The U.N. Secretariat has a strong track record of identifying systemic threats from unregulated finance, warning against a misplaced faith in self-regulating markets and offering viable solutions to gaps and weaknesses in the international financial system.

Special drawing rights (SDRs), the 0.7 per cent aid target and debt relief, for example, were all conceived within the U.N. system during the 1960s and 1970s.

From the 1980s, the U.N. secretariat – both in New York and Geneva — have consistently warned against the excessive conditionalities attached to multilateral lending, promoted the idea of rules for sovereign debt restructuring, and cautioned that the international financial institutions were moving away from their traditional mandates of guaranteeing financial stability and providing long-term development finance.

During the 1990s, U.N. agencies warned against the dangers to economic stability, particularly in developing countries, from volatile private capital flows and the speculative behaviour associated with unregulated financial markets.
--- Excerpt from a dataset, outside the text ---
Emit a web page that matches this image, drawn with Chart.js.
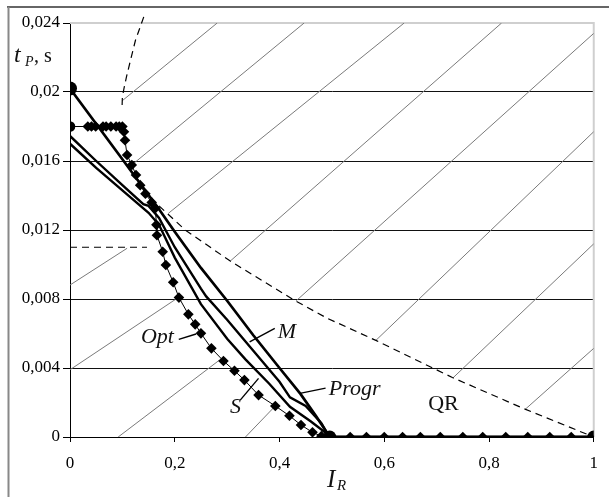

The U.N. was among the very few warning Mexico in 1994 and the East Asian countries in 1997 that excessive liberalisation threatened crisis.

The U.N. system was also almost alone among international institutions to identify growing inequality as a threat to economic, political and social stability, and insisted early on measures for a fairer globalisation.

Many of these concerns culminated in the 2002 Financing for Development Conference in Monterrey, Mexico.

More recently, the U.N. has insisted on the importance of policy space for effective development strategies and particularly on the need for macroeconomic policies to support long-term growth, technological upgrading and diversification.

Some countries have sometimes resisted such work by the U.N. secretariat.

However, the combination of a strong track record and a core secretariat steeped in its tradition of an integrated approach to policy-oriented research places the U.N. secretariat in the best position to advance current discussions to reform the international financial architecture.